• PROBLEM DETAILS: Your task is to repeat all of the data exactly while excluding the pictures.

-- start of SOURCE DATA --

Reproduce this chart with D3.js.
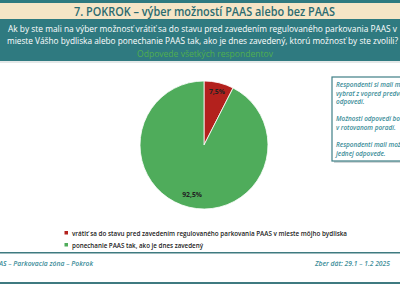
<!DOCTYPE html>
<html>
<head>
<meta charset="utf-8">
<script src="https://cdn.jsdelivr.net/npm/d3@7"></script>
<style>
  body { margin: 0; background: #fff; }
  svg { display: block; font-family: "Open Sans", "Noto Sans", sans-serif; }
</style>
</head>
<body>
<svg id="chart" width="400" height="284"></svg>
<script>
// chart data
const categories = [
  "vrátiť sa do stavu pred zavedením regulovaného parkovania PAAS v mieste môjho bydliska",
  "ponechanie PAAS tak, ako je dnes zavedený"
];
const values = [7.5, 92.5];
const sliceColors = ["#b3211d", "#4fac5b"];

const title = "7. POKROK – výber možností PAAS alebo bez PAAS";
const questionLines = [
  "Ak by ste mali na výber možnosť vrátiť sa do stavu pred zavedením regulovaného parkovania PAAS  v",
  "mieste Vášho bydliska alebo ponechanie PAAS tak, ako je dnes zavedený, ktorú možnosť by ste zvolili?"
];
const subtitle = "Odpovede všetkých respondentov";
const noteLines = [
  "Respondenti si mali možnosť",
  "vybrať z vopred predvolených",
  "odpovedí.",
  "",
  "Možnosti odpovedí boli",
  "v rotovanom poradí.",
  "",
  "Respondenti mali možnosť",
  "jednej odpovede."
];
const footerLeft = "PAAS – Parkovacia zóna – Pokrok";
const footerRight = "Zber dát: 29.1 – 1.2 2025";

const svg = d3.select("#chart");
const teal = "#2f7a80";

// fit a text to a given width (the original uses a narrow font)
function fit(sel, w) {
  return sel.attr("textLength", w).attr("lengthAdjust", "spacingAndGlyphs");
}

// header bands
svg.append("rect").attr("x", 0).attr("y", 0).attr("width", 400).attr("height", 3).attr("fill", teal);
svg.append("rect").attr("x", 0).attr("y", 3).attr("width", 400).attr("height", 16).attr("fill", "#f6e5c6");
svg.append("rect").attr("x", 0).attr("y", 19).attr("width", 400).attr("height", 42).attr("fill", teal);
svg.append("rect").attr("x", 0).attr("y", 61).attr("width", 400).attr("height", 2).attr("fill", "#e4e8e8");

fit(svg.append("text")
  .attr("x", 74).attr("y", 16)
  .attr("font-size", 12.5).attr("font-weight", 600)
  .attr("fill", "#2b6b70")
  .text(title), 261);

const qLen = [389, 391];
questionLines.forEach((t, i) => {
  fit(svg.append("text")
    .attr("x", i === 0 ? 8 : 7).attr("y", 32 + i * 12)
    .attr("font-size", 8.8).attr("fill", "#ffffff")
    .text(t), qLen[i]);
});
fit(svg.append("text")
  .attr("x", 137).attr("y", 57)
  .attr("font-size", 8.8).attr("fill", "#4fae4f")
  .text(subtitle), 136);

// pie
const cx = 204, cy = 145, r = 64;
const pie = d3.pie().sort(null).value(d => d)(values);
const arc = d3.arc().innerRadius(0).outerRadius(r);
const g = svg.append("g").attr("transform", `translate(${cx},${cy})`);
g.selectAll("path")
  .data(pie)
  .enter()
  .append("path")
  .attr("d", arc)
  .attr("fill", (d, i) => sliceColors[i])
  .attr("stroke", "#ffffff")
  .attr("stroke-width", 0.8);

const labelR = [r * 0.86, r * 0.8];
g.selectAll("text.lbl")
  .data(pie)
  .enter()
  .append("text")
  .attr("class", "lbl")
  .attr("transform", (d, i) => {
    const c = d3.arc().innerRadius(labelR[i]).outerRadius(labelR[i]).centroid(d);
    return `translate(${c[0]},${c[1] + 2.5})`;
  })
  .attr("text-anchor", "middle")
  .attr("font-size", 6.8).attr("font-weight", 700)
  .attr("fill", "#222")
  .text(d => d3.format(".1f")(d.data).replace(".", ",") + "%");

// note box (runs off the right edge, as in the original slide)
svg.append("rect")
  .attr("x", 334).attr("y", 79).attr("width", 80).attr("height", 84)
  .attr("fill", "#d0d6d8");
svg.append("rect")
  .attr("x", 332).attr("y", 77).attr("width", 80).attr("height", 84)
  .attr("fill", "#ffffff").attr("stroke", "#3f7f86").attr("stroke-width", 1.2);
noteLines.forEach((t, i) => {
  svg.append("text")
    .attr("x", 336).attr("y", 87 + i * 8.6)
    .attr("font-size", 6.4).attr("font-style", "italic").attr("font-weight", 600)
    .attr("fill", "#3a8c98")
    .text(t);
});

// legend
const legLen = [275, 131];
categories.forEach((c, i) => {
  const y = 233 + i * 12;
  svg.append("rect")
    .attr("x", 64.5).attr("y", y - 2).attr("width", 3.5).attr("height", 3.5)
    .attr("fill", sliceColors[i]);
  fit(svg.append("text")
    .attr("x", 72).attr("y", y + 2.5)
    .attr("font-size", 7).attr("font-weight", 600)
    .attr("fill", "#222")
    .text(c), legLen[i]);
});

// footer
svg.append("rect").attr("x", 0).attr("y", 252).attr("width", 400).attr("height", 1.5).attr("fill", "#3f7a80");
svg.append("rect").attr("x", 0).attr("y", 282).attr("width", 400).attr("height", 2).attr("fill", "#3f7a80");
fit(svg.append("text")
  .attr("x", -9).attr("y", 266)
  .attr("font-size", 6.6).attr("font-style", "italic").attr("font-weight", 600)
  .attr("fill", "#3a8c98")
  .text(footerLeft), 102);
fit(svg.append("text")
  .attr("x", 315).attr("y", 266)
  .attr("font-size", 6.6).attr("font-style", "italic").attr("font-weight", 600)
  .attr("fill", "#3a8c98")
  .text(footerRight), 75);
</script>
</body>
</html>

-- end of SOURCE DATA --

• OUTPUT BELOW:
Reproduce this chart with D3.js.
<!DOCTYPE html>
<html>
<head>
<meta charset="utf-8">
<script src="https://cdn.jsdelivr.net/npm/d3@7"></script>
<style>
  body { margin: 0; background: #fff; }
  svg { display: block; font-family: "Open Sans", "Noto Sans", sans-serif; }
</style>
</head>
<body>
<svg id="chart" width="400" height="284"></svg>
<script>
// chart data
const categories = [
  "vrátiť sa do stavu pred zavedením regulovaného parkovania PAAS v mieste môjho bydliska",
  "ponechanie PAAS tak, ako je dnes zavedený"
];
const values = [7.5, 92.5];
const sliceColors = ["#b3211d", "#4fac5b"];

const title = "7. POKROK – výber možností PAAS alebo bez PAAS";
const questionLines = [
  "Ak by ste mali na výber možnosť vrátiť sa do stavu pred zavedením regulovaného parkovania PAAS  v",
  "mieste Vášho bydliska alebo ponechanie PAAS tak, ako je dnes zavedený, ktorú možnosť by ste zvolili?"
];
const subtitle = "Odpovede všetkých respondentov";
const noteLines = [
  "Respondenti si mali možnosť",
  "vybrať z vopred predvolených",
  "odpovedí.",
  "",
  "Možnosti odpovedí boli",
  "v rotovanom poradí.",
  "",
  "Respondenti mali možnosť",
  "jednej odpovede."
];
const footerLeft = "PAAS – Parkovacia zóna – Pokrok";
const footerRight = "Zber dát: 29.1 – 1.2 2025";

const svg = d3.select("#chart");
const teal = "#2f7a80";

// fit a text to a given width (the original uses a narrow font)
function fit(sel, w) {
  return sel.attr("textLength", w).attr("lengthAdjust", "spacingAndGlyphs");
}

// header bands
svg.append("rect").attr("x", 0).attr("y", 0).attr("width", 400).attr("height", 3).attr("fill", teal);
svg.append("rect").attr("x", 0).attr("y", 3).attr("width", 400).attr("height", 16).attr("fill", "#f6e5c6");
svg.append("rect").attr("x", 0).attr("y", 19).attr("width", 400).attr("height", 42).attr("fill", teal);
svg.append("rect").attr("x", 0).attr("y", 61).attr("width", 400).attr("height", 2).attr("fill", "#e4e8e8");

fit(svg.append("text")
  .attr("x", 74).attr("y", 16)
  .attr("font-size", 12.5).attr("font-weight", 600)
  .attr("fill", "#2b6b70")
  .text(title), 261);

const qLen = [389, 391];
questionLines.forEach((t, i) => {
  fit(svg.append("text")
    .attr("x", i === 0 ? 8 : 7).attr("y", 32 + i * 12)
    .attr("font-size", 8.8).attr("fill", "#ffffff")
    .text(t), qLen[i]);
});
fit(svg.append("text")
  .attr("x", 137).attr("y", 57)
  .attr("font-size", 8.8).attr("fill", "#4fae4f")
  .text(subtitle), 136);

// pie
const cx = 204, cy = 145, r = 64;
const pie = d3.pie().sort(null).value(d => d)(values);
const arc = d3.arc().innerRadius(0).outerRadius(r);
const g = svg.append("g").attr("transform", `translate(${cx},${cy})`);
g.selectAll("path")
  .data(pie)
  .enter()
  .append("path")
  .attr("d", arc)
  .attr("fill", (d, i) => sliceColors[i])
  .attr("stroke", "#ffffff")
  .attr("stroke-width", 0.8);

const labelR = [r * 0.86, r * 0.8];
g.selectAll("text.lbl")
  .data(pie)
  .enter()
  .append("text")
  .attr("class", "lbl")
  .attr("transform", (d, i) => {
    const c = d3.arc().innerRadius(labelR[i]).outerRadius(labelR[i]).centroid(d);
    return `translate(${c[0]},${c[1] + 2.5})`;
  })
  .attr("text-anchor", "middle")
  .attr("font-size", 6.8).attr("font-weight", 700)
  .attr("fill", "#222")
  .text(d => d3.format(".1f")(d.data).replace(".", ",") + "%");

// note box (runs off the right edge, as in the original slide)
svg.append("rect")
  .attr("x", 334).attr("y", 79).attr("width", 80).attr("height", 84)
  .attr("fill", "#d0d6d8");
svg.append("rect")
  .attr("x", 332).attr("y", 77).attr("width", 80).attr("height", 84)
  .attr("fill", "#ffffff").attr("stroke", "#3f7f86").attr("stroke-width", 1.2);
noteLines.forEach((t, i) => {
  svg.append("text")
    .attr("x", 336).attr("y", 87 + i * 8.6)
    .attr("font-size", 6.4).attr("font-style", "italic").attr("font-weight", 600)
    .attr("fill", "#3a8c98")
    .text(t);
});

// legend
const legLen = [275, 131];
categories.forEach((c, i) => {
  const y = 233 + i * 12;
  svg.append("rect")
    .attr("x", 64.5).attr("y", y - 2).attr("width", 3.5).attr("height", 3.5)
    .attr("fill", sliceColors[i]);
  fit(svg.append("text")
    .attr("x", 72).attr("y", y + 2.5)
    .attr("font-size", 7).attr("font-weight", 600)
    .attr("fill", "#222")
    .text(c), legLen[i]);
});

// footer
svg.append("rect").attr("x", 0).attr("y", 252).attr("width", 400).attr("height", 1.5).attr("fill", "#3f7a80");
svg.append("rect").attr("x", 0).attr("y", 282).attr("width", 400).attr("height", 2).attr("fill", "#3f7a80");
fit(svg.append("text")
  .attr("x", -9).attr("y", 266)
  .attr("font-size", 6.6).attr("font-style", "italic").attr("font-weight", 600)
  .attr("fill", "#3a8c98")
  .text(footerLeft), 102);
fit(svg.append("text")
  .attr("x", 315).attr("y", 266)
  .attr("font-size", 6.6).attr("font-style", "italic").attr("font-weight", 600)
  .attr("fill", "#3a8c98")
  .text(footerRight), 75);
</script>
</body>
</html>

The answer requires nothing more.